Faz-se menção também ao processo nº 5001931-68.2020.8.21.0073, que tramita na Comarca de Tramandaí/RS, no qual o laudo pericial apontou que o autor teria instalado um app denominado “Game Booster 4X Faster Free”, que, segundo o perito, “apenas melhora o desempenho do celular onde estiver instalado, não causando interferências no ambiente de jogo”. Esta instalação, segundo o autor, poderia ter causado um falso positivo na constatação de trapaça pela Garena, ocasionado, pois, seu banimento.
Sobre a judicialização dos eSports, cabe mencionar também as recentes ações civis públicas propostas pela Associação Nacional dos Centros de Defesa da Criança e do Adolescente (ANCED) junto ao Tribunal de Justiça do Distrito Federal e Territórios em face da Garena e de outras empresas de jogos eletrônicos em razão do oferecimento da chamada loot box ou caixa surpresa.
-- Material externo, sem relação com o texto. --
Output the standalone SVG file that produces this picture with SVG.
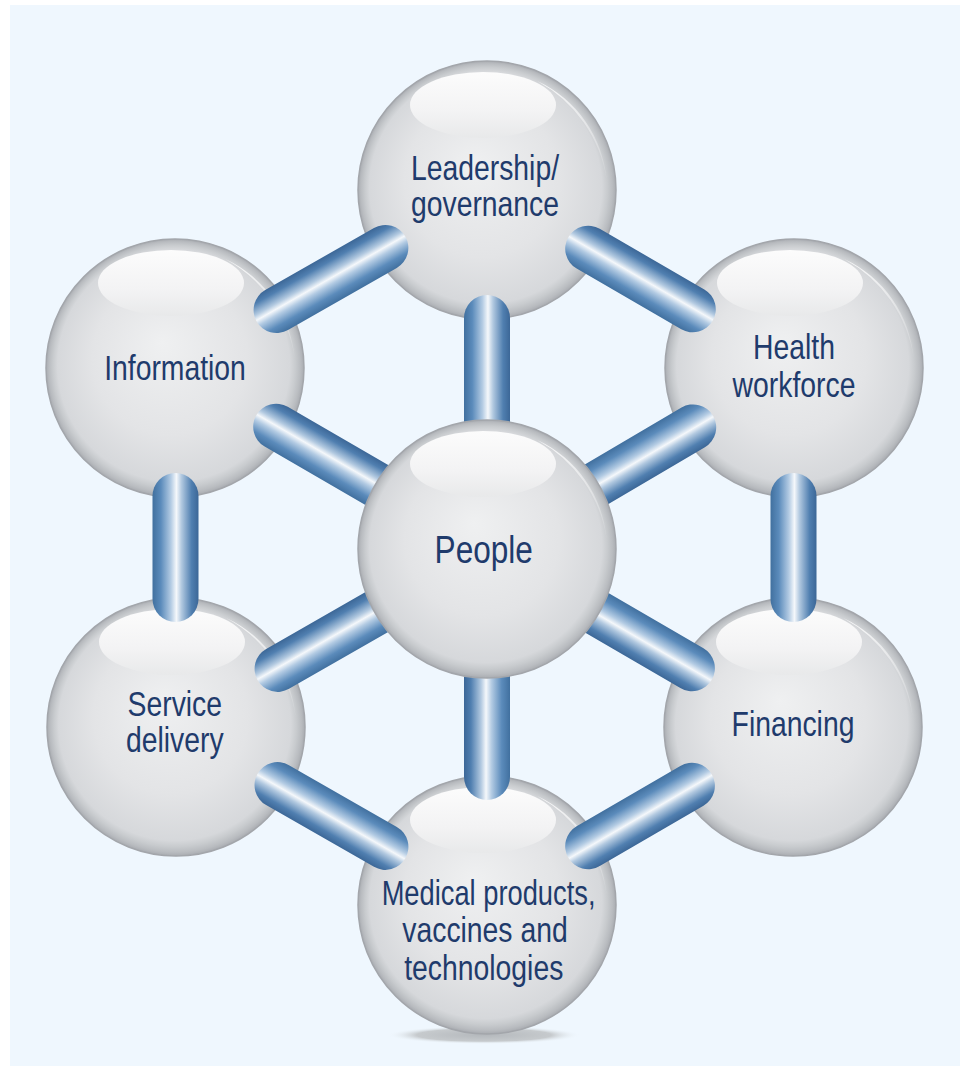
<svg xmlns="http://www.w3.org/2000/svg" width="960" height="1071" viewBox="0 0 960 1071">
  <defs>
    <radialGradient id="body" cx="0.5" cy="0.5" r="0.5" fx="0.45" fy="0.4">
      <stop offset="0" stop-color="#eff0f1"/>
      <stop offset="0.6" stop-color="#e3e4e6"/>
      <stop offset="0.9" stop-color="#d6d8db"/>
      <stop offset="0.94" stop-color="#c8cbce"/>
      <stop offset="0.975" stop-color="#b9bcc0"/>
      <stop offset="1" stop-color="#a9acb1"/>
    </radialGradient>
    <linearGradient id="hl" x1="0" y1="0" x2="0" y2="1">
      <stop offset="0" stop-color="#fcfcfc"/>
      <stop offset="0.6" stop-color="#f3f3f4"/>
      <stop offset="1" stop-color="#e8e9ea"/>
    </linearGradient>
    <linearGradient id="refl" x1="0" y1="0" x2="1" y2="1">
      <stop offset="0" stop-color="#ffffff" stop-opacity="0.9"/>
      <stop offset="1" stop-color="#ffffff" stop-opacity="0.1"/>
    </linearGradient>
    <linearGradient id="rodg" x1="0" y1="0" x2="1" y2="0">
      <stop offset="0" stop-color="#41709f"/>
      <stop offset="0.18" stop-color="#5b8bbb"/>
      <stop offset="0.4" stop-color="#b3cbe3"/>
      <stop offset="0.52" stop-color="#f5f8fb"/>
      <stop offset="0.63" stop-color="#b2c9e0"/>
      <stop offset="0.85" stop-color="#507fb0"/>
      <stop offset="1" stop-color="#3c6797"/>
    </linearGradient>
    <radialGradient id="shadow" cx="0.5" cy="0.5" r="0.5">
      <stop offset="0" stop-color="#b4b8bc"/>
      <stop offset="0.7" stop-color="#c6cacd"/>
      <stop offset="1" stop-color="#eef6fc" stop-opacity="0"/>
    </radialGradient>
    <g id="ball">
      <circle r="129" fill="url(#body)" stroke="#a3a6ab" stroke-width="1.5"/>
      <ellipse cx="-4" cy="-85" rx="73" ry="33" fill="url(#hl)"/>
      <path d="M 50.7,-108.8 A 120 120 0 0 1 119.5,-10.5 A 135 135 0 0 0 50.7,-108.8 Z" fill="url(#refl)"/>
    </g>
  </defs>
  <style>
    .lbl { font-family: "Liberation Sans", Arial, sans-serif; font-size: 35px; fill: #1f3b6c; text-anchor: middle; }
    .big { font-size: 39px; }
    .rod { fill: url(#rodg); }
  </style>

  <rect x="0" y="0" width="960" height="1071" fill="#ffffff"/>
  <rect x="10" y="5" width="950" height="1061" fill="#eff7fe"/>
  <ellipse cx="484" cy="1035" rx="96" ry="9" fill="url(#shadow)"/>

  <g id="node-leadership" transform="translate(487,190)">
    <use href="#ball"/>
    <text class="lbl" transform="scale(0.81,1)" x="-2.5" y="-10">Leadership/</text>
    <text class="lbl" transform="scale(0.81,1)" x="-2.5" y="26">governance</text>
  </g>
  <g id="node-information" transform="translate(175,368)">
    <use href="#ball"/>
    <text class="lbl" transform="scale(0.81,1)" x="0" y="12">Information</text>
  </g>
  <g id="node-health-workforce" transform="translate(794,368)">
    <use href="#ball"/>
    <text class="lbl" transform="scale(0.81,1)" x="0" y="-9">Health</text>
    <text class="lbl" transform="scale(0.81,1)" x="0" y="29">workforce</text>
  </g>
  <g id="node-service-delivery" transform="translate(176,727)">
    <use href="#ball"/>
    <text class="lbl" transform="scale(0.81,1)" x="-1.5" y="-11">Service</text>
    <text class="lbl" transform="scale(0.81,1)" x="-1.5" y="25">delivery</text>
  </g>
  <g id="node-financing" transform="translate(793,727)">
    <use href="#ball"/>
    <text class="lbl" transform="scale(0.81,1)" x="0" y="9">Financing</text>
  </g>
  <g id="node-medical" transform="translate(487,905)">
    <use href="#ball"/>
    <text class="lbl" transform="scale(0.78,1)" x="2" y="0">Medical products,</text>
    <text class="lbl" transform="scale(0.81,1)" x="-2.5" y="37">vaccines and</text>
    <text class="lbl" transform="scale(0.81,1)" x="-4" y="75">technologies</text>
  </g>

  <g id="connectors">
    <rect class="rod" x="-23" y="-23" width="46" height="171.2" rx="23" transform="translate(276.6,310) rotate(-119.7)"/>
    <rect class="rod" x="-23" y="-23" width="46" height="166.9" rx="23" transform="translate(588.2,248.7) rotate(-59.9)"/>
    <rect class="rod" x="-23" y="-23" width="46" height="149" rx="23" transform="translate(793.5,496) rotate(0)"/>
    <rect class="rod" x="-23" y="-23" width="46" height="166" rx="23" transform="translate(691.9,785.8) rotate(59.8)"/>
    <rect class="rod" x="-23" y="-23" width="46" height="170.3" rx="23" transform="translate(385.4,846.9) rotate(119.8)"/>
    <rect class="rod" x="-23" y="-23" width="46" height="149" rx="23" transform="translate(175.5,496) rotate(0)"/>
    <rect class="rod" x="-23" y="-23" width="46" height="254" rx="23" transform="translate(487,318) rotate(0)"/>
    <rect class="rod" x="-23" y="-23" width="46" height="262" rx="23" transform="translate(693.2,427.4) rotate(59.5)"/>
    <rect class="rod" x="-23" y="-23" width="46" height="260" rx="23" transform="translate(691.9,668.2) rotate(120.2)"/>
    <rect class="rod" x="-23" y="-23" width="46" height="251" rx="23" transform="translate(487,777) rotate(180)"/>
    <rect class="rod" x="-23" y="-23" width="46" height="264" rx="23" transform="translate(277.6,668.9) rotate(-119.8)"/>
    <rect class="rod" x="-23" y="-23" width="46" height="266" rx="23" transform="translate(276.2,426.7) rotate(-59.9)"/>
  </g>

  <g id="node-people" transform="translate(487,549)">
    <use href="#ball"/>
    <text class="lbl big" transform="scale(0.81,1)" x="-4" y="14">People</text>
  </g>
</svg>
Esses produtos, no entender da ANCED, funcionariam como uma prática de jogos de azar, na medida em que o consumidor não teria conhecimento prévio sobre qual será exatamente o prêmio adquirido.
A título de informação, no exterior, a plataforma de streaming Twitch envolveu-se em processos relacionados à divulgação de pornografia bem como incentivo à violência por seus streamers, tanto visando punir os streamers infratores quanto sendo processado, em razão de tais circunstâncias, e também quanto a supostas violações de direitos autorais como transmissões indevidas da liga de futebol inglesa.
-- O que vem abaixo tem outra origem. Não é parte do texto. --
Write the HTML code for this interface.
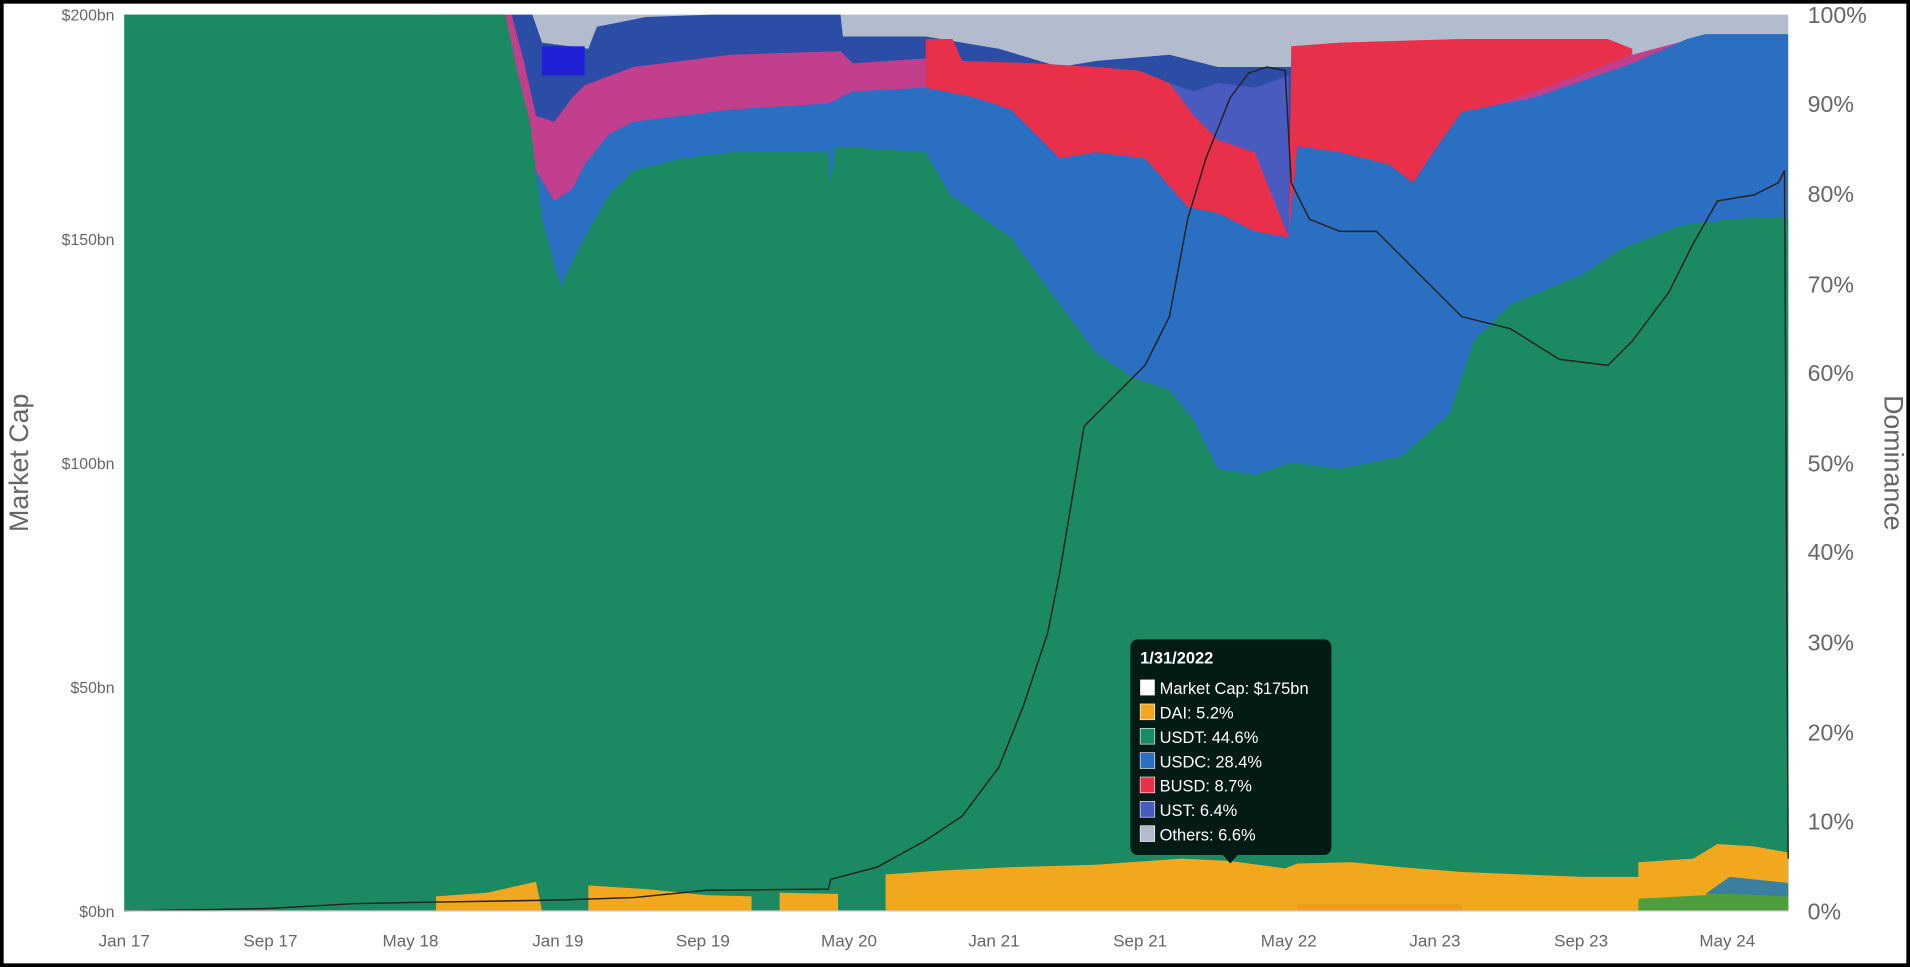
<!DOCTYPE html>
<html><head><meta charset="utf-8"><style>
html,body{margin:0;padding:0;background:#000;}
svg{display:block;}
text{font-family:"Liberation Sans",sans-serif;}
</style></head><body>
<svg width="1910" height="967" viewBox="0 0 1568 794" preserveAspectRatio="none" xmlns="http://www.w3.org/2000/svg">
<rect x="3" y="3" width="1562" height="788" fill="#fff"/>
<!-- Others -->
<rect x="102" y="12" width="1366" height="736" fill="#b3bccd"/>
<!-- indigo -->
<polygon fill="#2b4da6" points="420,12 437,12 445,35 483,40 490,22 530,14 585,12 690,12 692,30 760,30 820,40 870,55 900,50 960,45 1000,55 1060,55 1062,748 420,748"/>
<polygon fill="#2020d8" points="445,38 480,38 480,62 445,62"/>
<!-- UST -->
<polygon fill="#4a5bbf" points="950,748 950,65 980,75 1000,68 1030,72 1058,62 1060,748"/>
<!-- pink left -->
<polygon fill="#c13f8d" points="358,12 420,12 430,50 440,95 455,100 470,80 480,70 520,55 600,45 690,42 700,52 760,48 775,70 780,748 358,748"/>
<!-- red -->
<polygon fill="#e8304a" points="760,32 782,32 790,50 850,52 900,55 935,58 960,68 980,95 1000,115 1030,125 1058,195 1060,38 1100,35 1200,32 1320,32 1340,40 1345,748 760,748"/>
<!-- pink right -->
<polygon fill="#c13f8d" points="1200,95 1260,75 1300,60 1340,45 1385,33 1390,748 1200,748"/>
<!-- USDC -->
<polygon fill="#2a6fc2" points="425,100 440,140 455,165 470,155 480,135 500,110 520,100 600,90 680,85 700,75 760,72 800,80 830,90 870,130 900,125 940,130 975,170 1000,175 1030,190 1058,195 1065,120 1100,125 1140,135 1160,150 1180,120 1200,92 1260,80 1340,52 1385,32 1400,28 1468,28 1468,748 425,748"/>
<!-- USDT -->
<polygon fill="#1b8a63" points="102,12 415,12 425,60 435,100 445,180 460,235 470,215 480,195 500,160 520,140 560,130 600,125 680,125 682,150 686,120 760,125 780,160 830,195 870,250 900,290 930,310 960,320 980,345 1000,385 1030,390 1060,380 1100,385 1150,375 1190,340 1210,280 1240,250 1300,225 1330,205 1380,185 1420,180 1460,178 1468,180 1468,748 102,748"/>
<!-- DAI -->
<polygon fill="#f2a81e" points="358,748 358,736 400,733 440,724 445,748"/>
<polygon fill="#f2a81e" points="483,748 483,727 530,730 580,735 617,736 617,748"/>
<polygon fill="#f2a81e" points="640,748 640,733 688,734 688,748"/>
<polygon fill="#f2a81e" points="727,748 727,718 770,715 830,712 900,710 970,705 1010,707 1055,713 1065,709 1110,708 1150,712 1200,716 1250,718 1300,720 1345,720 1345,708 1390,705 1410,693 1440,695 1468,700 1468,748"/>
<rect x="1065" y="742" width="135" height="6" fill="#ee9a20"/>
<polygon fill="#4f9e3e" points="1345,748 1345,738 1400,735 1420,728 1468,730 1468,748"/>
<polygon fill="#3a7fa0" points="1400,734 1420,720 1468,725 1468,736 1420,734"/>
<!-- market cap line -->
<polyline fill="none" stroke="#222" stroke-width="1.2" points="102,748 220,746 290,742 340,741 400,740 460,739 520,737 580,731 680,730 682,722 720,712 760,690 790,670 820,630 840,580 860,520 870,470 880,410 890,350 900,340 920,320 940,300 950,280 960,260 975,180 990,130 1010,80 1025,60 1040,55 1055,58 1060,150 1075,180 1100,190 1130,190 1160,220 1200,260 1240,270 1280,295 1320,300 1340,280 1370,240 1390,200 1410,165 1440,160 1460,150 1465,140 1468,705"/>
<!-- axes -->
<line x1="102" y1="748" x2="1468" y2="748" stroke="#ccc"/>
<g font-size="13" fill="#666" text-anchor="end">
<text x="94" y="17">$200bn</text><text x="94" y="201">$150bn</text><text x="94" y="385">$100bn</text><text x="94" y="569">$50bn</text><text x="94" y="753">$0bn</text>
</g>
<g font-size="19" fill="#666">
<text x="1484" y="19">100%</text><text x="1484" y="92">90%</text><text x="1484" y="166">80%</text><text x="1484" y="240">70%</text><text x="1484" y="313">60%</text><text x="1484" y="387">50%</text><text x="1484" y="460">40%</text><text x="1484" y="534">30%</text><text x="1484" y="608">20%</text><text x="1484" y="681">10%</text><text x="1484" y="755">0%</text>
</g>
<g font-size="14" fill="#666" text-anchor="middle">
<text x="102" y="777">Jan 17</text><text x="222" y="777">Sep 17</text><text x="337" y="777">May 18</text><text x="458" y="777">Jan 19</text><text x="577" y="777">Sep 19</text><text x="697" y="777">May 20</text><text x="816" y="777">Jan 21</text><text x="936" y="777">Sep 21</text><text x="1058" y="777">May 22</text><text x="1178" y="777">Jan 23</text><text x="1298" y="777">Sep 23</text><text x="1418" y="777">May 24</text>
</g>
<text transform="translate(23,380) rotate(-90)" font-size="22" fill="#666" text-anchor="middle">Market Cap</text>
<text transform="translate(1547,380) rotate(90)" font-size="22" fill="#666" text-anchor="middle">Dominance</text>
<!-- tooltip -->
<rect x="928" y="525" width="165" height="177" rx="6" fill="#041a14"/>
<polygon points="1003,701 1017,701 1010,709" fill="#041a14"/>
<g font-size="13.5" fill="#fff">
<text x="936" y="545" font-weight="bold">1/31/2022</text>
<rect x="936" y="558" width="12" height="13" fill="#fff"/><text x="952" y="570">Market Cap: $175bn</text>
<rect x="936" y="578" width="12" height="13" fill="#f2a81e" stroke="#fff" stroke-width=".5"/><text x="952" y="590">DAI: 5.2%</text>
<rect x="936" y="598" width="12" height="13" fill="#1b8a63" stroke="#fff" stroke-width=".5"/><text x="952" y="610">USDT: 44.6%</text>
<rect x="936" y="618" width="12" height="13" fill="#2a6fc2" stroke="#fff" stroke-width=".5"/><text x="952" y="630">USDC: 28.4%</text>
<rect x="936" y="638" width="12" height="13" fill="#e8304a" stroke="#fff" stroke-width=".5"/><text x="952" y="650">BUSD: 8.7%</text>
<rect x="936" y="658" width="12" height="13" fill="#4a5bbf" stroke="#fff" stroke-width=".5"/><text x="952" y="670">UST: 6.4%</text>
<rect x="936" y="678" width="12" height="13" fill="#b3bccd" stroke="#fff" stroke-width=".5"/><text x="952" y="690">Others: 6.6%</text>
</g>
</svg>
</body></html>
Voltando ao cenário brasileiro, tramita junto ao Senado, o PLS nº 383/2017, com um texto inicial ainda muito tímido para ser considerado como produtivo para o setor. Estabelece, por exemplo, objetivos que já são implicitamente reconhecidos pela legislação desportiva existente e também no Estatuto da Criança e do Adolescente, sem aprofundar em discussões específicas como limite de jornada aos atletas profissionais, responsabilização das plataformas e/ou dos streamers e também de usuários (pretensamente, favorecidos pelo anonimato das redes), em casos de injúria racial e homofobia, ou direitos dos consumidores como na questão das loot boxes ou de banimentos injustificados.
Certo é que os desafios oriundos dos eSports não podem ser minimizados, ainda mais diante do crescente número de usuários no Brasil, dos eventuais danos psicológicos que o uso excessivo dos jogos eletrônicos pode causar, dos altos valores econômicos envolvidos no setor, dos recorrentes casos de injúrias assim como de violações de direitos autorais, da proteção às crianças e adolescentes e, por fim, da possibilidade de reconhecimento dos eSports como esporte olímpico para as Olímpiadas de Paris em 2024.